Backups are a lifeline of any BCP/DR plan and its imperative to have backups configured correctly. Its also important to periodically check backups and restore them to test servers to ensure that everything is working as expected.
It's important to define a backup policy for individual services/servers and apply them. A simple one size fits all policy is not going to meet all your requirements and can be cost-ineffective
Backups are a treasure trove but unfortunately, if you misconfigure the settings, it can inadvertently cost a lot in terms of losing data, customer confidence and compliance issues.
The backups policies are affected by the following issues:
Frequency of backups
Retention of backups
What's being backed up?
What's the recovery point objective (RPO) for each of the services?
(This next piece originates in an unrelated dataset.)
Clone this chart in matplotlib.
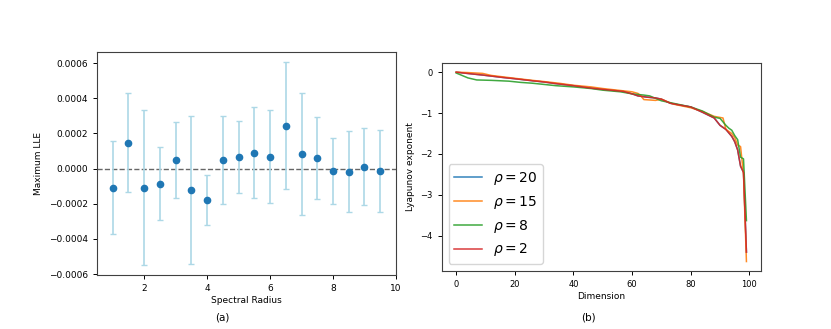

So it's obvious that the more frequent the backup runs, the more is the backup size which significantly impacts your backup costs. It's also important to consider how long you want to retain backups. It's here that the need to define a proper backup policy is important.
The questions that can help you further tune the backup policy is as follows
What's my RPO? This helps you understand in case of a data loss, what's the last backup time you are comfortable with ? for example, web servers might have their code already on git or your favourite code repository so it can be backed up once per day but databases might need to be backed up very frequently (something like every 4 hrs). If you have much more critical data like a requirement to have no data loss for DB, then consider setting up a worker node for the DB. The worker node can sync the DB in realtime and using a combination of backups and relay logs, you should be able to recover all data by restoring data and replaying logs to the exact minute
What to exclude from backups? it's important to understand the severity of excluding from your backups things that are not critical. For example, if you already have a centralized logging system, you should be able to exclude all logs from being backed up.
Towards achieving an optimal backup strategy, E2E Networks has launched new backup templates to make it easier to achieve various RPOs. We use two major factors to create multiple pre-configured strategies namely frequency of backups and term of backups.
So accordingly we have the following configurations of backups available
Low Frequency - Short Term Backups
Low Frequency - Long Term Backups
High Frequency - Short Term Backups
High Frequency - Long Term Backups
As the name suggests, low frequency means a backup every 6 hours and high-frequency backups means a backup run every 4 hours. Short term backups are typically about 12 backups of the 4 or 6 hourly runs, 5 days of daily backups and 12 weekly backups. Long term backups are 12 backups of 4 or 6 hourly runs with 5 daily backups, weekly backups of upto 8 weeks, 12 monthly backups and 2 yearly backups. As you can see, long term backups and short term backups can be used depending on the requirements
Apart from this, other features can be used like MySQL backup add-on which can take a consistent snapshot of a server running MySQL if configured and the ability to archive backups to E2E Object Store (EOS) makes it a compelling reason to configure backups for all your nodes.